La question des diasporas et de leur influence géopolitique est reformulée par les transformations contemporaines majeures en matière de mobilité et de communications. Ce constat s’applique au cas du Venezuela. Le présent papier aborde la question relativement récente de l’émigration issue de ce pays, avant de s’interroger sur son évolution, sur les causes associées, et sur ses effets géopolitiques. Ces effets géopolitiques concernent le pays de départ, mais également les différents pays d’accueil, tout en traçant différentes perspectives que l’analyse s’attache à mettre en lumière.
Les opinions exprimées dans cet article n'engagent pas le CNAM.
Les références originales de cet article sont : Gérard-François Dumont, « Les diasporas vénézuéliennes et leurs effets géopolitiques », Revue Géostratégiques, revue n° 67. Ce texte, ainsi que d’autres publications, peuvent être consultés sur le site de la Revue Géostratégiques de l’Académie de Géopolitique de Paris.

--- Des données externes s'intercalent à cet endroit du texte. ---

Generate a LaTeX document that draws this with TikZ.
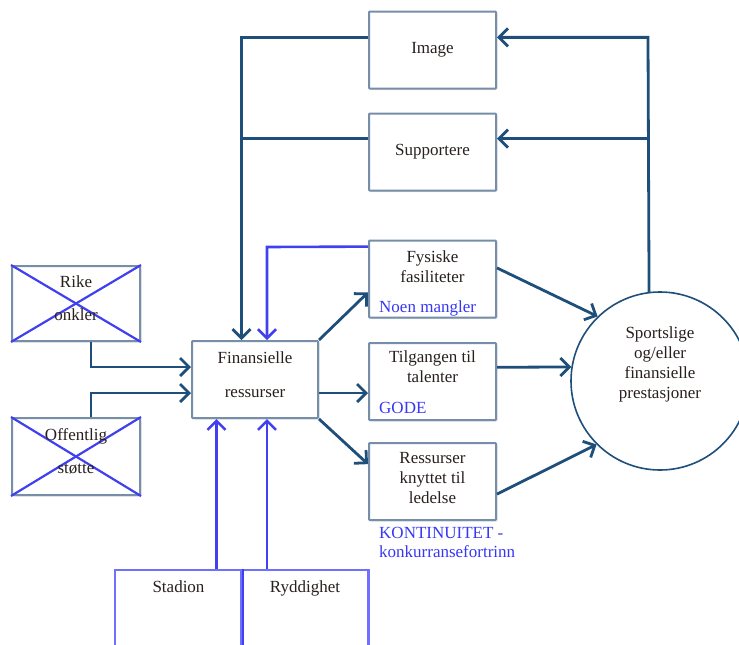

Notamment sous l’effet des possibilités démultipliées de mobilité et des technologies de communication, la question des diasporas prend, depuis les dernières décennies du XXe siècle, une importance géopolitique majeure.

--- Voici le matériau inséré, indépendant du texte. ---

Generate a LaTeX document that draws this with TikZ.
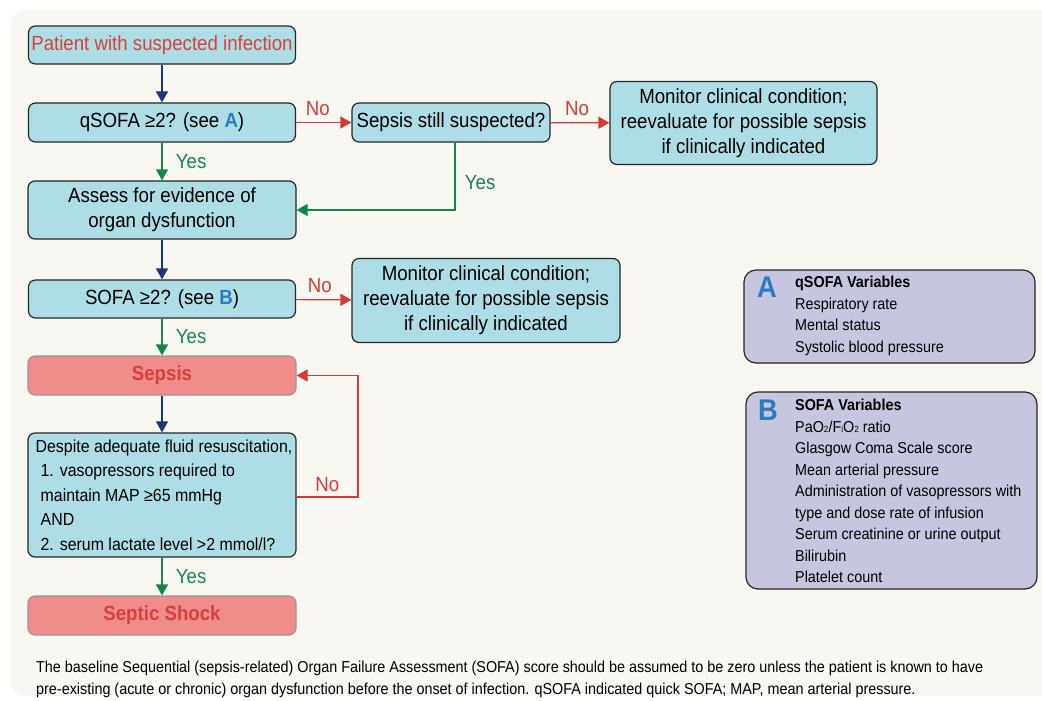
\documentclass[tikz,border=0pt]{standalone}
\usepackage{fontspec}
\setmainfont{Liberation Sans}[FakeStretch=0.91]
\usetikzlibrary{arrows.meta}

\definecolor{bgcream}{HTML}{F8F7F1}
\definecolor{boxcyan}{HTML}{AEDEE5}
\definecolor{boxpink}{HTML}{F08C8A}
\definecolor{alertred}{HTML}{D8403A}
\definecolor{legendlav}{HTML}{C6C7DE}
\definecolor{arrowblue}{HTML}{1B3775}
\definecolor{yesgreen}{HTML}{14884A}
\definecolor{nored}{HTML}{D63A35}
\definecolor{letterblue}{HTML}{2B7BC0}

\tikzset{
  flowbox/.style={draw=black!85, fill=boxcyan, line width=1.2pt, rounded corners=7pt,
    align=center, inner sep=0pt, font=\fontsize{20.5}{25}\selectfont},
  alertbox/.style={draw=black!40, fill=boxpink, line width=1.2pt, rounded corners=7pt,
    inner sep=0pt, text=alertred, font=\fontsize{20.5}{25}\selectfont\bfseries},
  legendbox/.style={draw=black!85, fill=legendlav, line width=1.2pt, rounded corners=12pt},
  tip/.style={-{Triangle[length=11pt,width=12pt]}},
  blueflow/.style={tip, draw=arrowblue, line width=1.2pt},
  yesflow/.style={tip, draw=yesgreen, line width=1.2pt},
  noflow/.style={tip, draw=nored, line width=1.2pt},
  yeslabel/.style={text=yesgreen, font=\fontsize{20.5}{25}\selectfont},
  nolabel/.style={text=nored, font=\fontsize{20.5}{25}\selectfont},
  legendtext/.style={anchor=north west, align=left, inner sep=0pt,
    font=\fontsize{15.8}{21.5}\selectfont}
}
\newcommand{\seeref}[1]{\textcolor{letterblue}{\bfseries #1}}
\newcommand{\lowsub}[1]{\raisebox{-0.5pt}{\fontsize{9}{9}\selectfont #1}}

\begin{document}
\begin{tikzpicture}[x=1pt,y=-1pt]
\useasboundingbox (0,0) rectangle (1042,701);
\begin{scope}
\clip (0,0) rectangle (1042,701);
\fill[bgcream, rounded corners=16pt] (10,10) rectangle (1070,696);
\end{scope}

% left column
\node[flowbox, minimum width=267pt, minimum height=38pt, text=alertred] (start) at (162,45) {Patient with suspected infection};
\node[flowbox, minimum width=267pt, minimum height=39pt] (qsofa) at (162,122.5) {qSOFA ≥2? (see \seeref{A})};
\node[flowbox, minimum width=268pt, minimum height=58pt] (assess) at (162,210) {Assess for evidence of\\organ dysfunction};
\node[flowbox, minimum width=267pt, minimum height=38pt] (sofa) at (162,299) {SOFA ≥2? (see \seeref{B})};
\node[alertbox, minimum width=268pt, minimum height=39pt] (sepsis) at (162,375.5) {Sepsis};
\node[flowbox, minimum width=268pt, minimum height=124pt, align=left, font=\fontsize{17.5}{24.5}\selectfont] (despite) at (162,495)
  {\hspace*{4pt}Despite adequate fluid resuscitation,\\
   \hspace*{9pt}1. vasopressors required to\\
   \hspace*{9pt}maintain MAP ≥65 mmHg\\
   \hspace*{9pt}AND\\
   \hspace*{9pt}2. serum lactate level >2 mmol/l?};
\node[alertbox, minimum width=268pt, minimum height=39pt] (shock) at (162,615.5) {Septic Shock};

% right branches
\node[flowbox, minimum width=198pt, minimum height=39pt] (still) at (451,122.5) {Sepsis still suspected?};
\node[flowbox, minimum width=267pt, minimum height=83pt] (monitorA) at (743.5,123) {Monitor clinical condition;\\reevaluate for possible sepsis\\if clinically indicated};
\node[flowbox, minimum width=268pt, minimum height=84pt] (monitorB) at (486,300.5) {Monitor clinical condition;\\reevaluate for possible sepsis\\if clinically indicated};

% connectors
\draw[blueflow] (start) -- (qsofa);
\draw[yesflow] (qsofa) -- node[yeslabel, right=10pt] {Yes} (assess);
\draw[noflow] (qsofa) -- node[nolabel, above=3pt, xshift=-6pt] {No} (still);
\draw[noflow] (still) -- node[nolabel, above=3pt, xshift=-3pt] {No} (monitorA);
\draw[yesflow] ([xshift=4pt]still.south) |- node[yeslabel, pos=0.3, right=6pt] {Yes} (assess.east);
\draw[blueflow] (assess) -- (sofa);
\draw[noflow] (sofa) -- node[nolabel, above=3pt, xshift=-4pt] {No} (monitorB);
\draw[yesflow] (sofa) -- node[yeslabel, right=10pt] {Yes} (sepsis);
\draw[blueflow] (sepsis) -- (despite);
\coordinate (loop) at (358,497);
\draw[noflow] (despite.east |- loop) -- node[nolabel, above=1pt] {No} (loop) |- (sepsis.east);
\draw[yesflow] (despite) -- node[yeslabel, right=10pt] {Yes} (shock);

% legend
\node[legendbox, minimum width=291pt, minimum height=93pt] (legA) at (889.5,316.5) {};
\node[text=letterblue, font=\fontsize{30}{30}\selectfont\bfseries] (letA) at (767,287) {A};
\node[legendtext] (varsA) at (795,276) {\textbf{qSOFA Variables}\\Respiratory rate\\Mental status\\Systolic blood pressure};

\node[legendbox, minimum width=291pt, minimum height=197pt] (legB) at (891.5,490.5) {};
\node[text=letterblue, font=\fontsize{30}{30}\selectfont\bfseries] (letB) at (768,410) {B};
\node[legendtext] (varsB) at (795,399) {\textbf{SOFA Variables}\\PaO\lowsub{2}/F\lowsub{i}O\lowsub{2} ratio\\Glasgow Coma Scale score\\Mean arterial pressure\\Administration of vasopressors with\\type and dose rate of infusion\\Serum creatinine or urine output\\Bilirubin\\Platelet count};

% footnote
\node[anchor=north west, align=left, inner sep=0pt, font=\fontsize{15.8}{22}\selectfont] (note) at (36,661)
  {The baseline Sequential (sepsis-related) Organ Failure Assessment (SOFA) score should be assumed to be zero unless the patient is known to have\\
   pre-existing (acute or chronic) organ dysfunction before the onset of infection. qSOFA indicated quick SOFA; MAP, mean arterial pressure.};
\end{tikzpicture}
\end{document}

Cela résulte ce que j’ai appelé un processus de « diasporisation », selon la définition suivante : « La ‘diasporisation’ signifie que des immigrants ou leurs descendants, quelles que soient les raisons de leur migration, et même lorsqu’ils ont la nationalité de leur pays de résidence, conservent des liens réels ou mythifiés avec leur pays-souche et développent des relations spécifiques avec des immigrants ou descendants d’immigrants ayant les mêmes origines géographiques, ethniques, linguistiques ou religieuses ». La diasporisation est un phénomène qualitatif mais il suppose des flux quantitatifs, soit l’existence d’immigrants et leurs descendants. Concernant le Venezuela, il importe donc d’abord de prendre la mesure de l’importance de l’émigration avant de s’interroger sur son évolution et ses effets géopolitiques.
Un dépeuplement incontestable…
Mesurer l’émigration vénézuélienne, comme d’ailleurs celle d’autres pays, y compris de pays considérés comme ayant un système statistique issu d’une longue histoire, à l’exemple de la France, n’est pas évident. Pour connaître, au fil des ans, la population du Venezuela vivant dans le pays, et donc estimer les flux migratoires, il faudrait dans l’idéal des recensements réguliers et récents, ce qui n’est pas le cas. Il faudrait également un enregistrement systématique des migrations résidentielles entre le Venezuela et le reste du monde. Or le Venezuela, comme la plupart des pays, ne dispose pas d’un tel outil statistique. L’une des possibilités est alors de recourir aux données estimatives, provenant de la Division de la population des Nations Unies.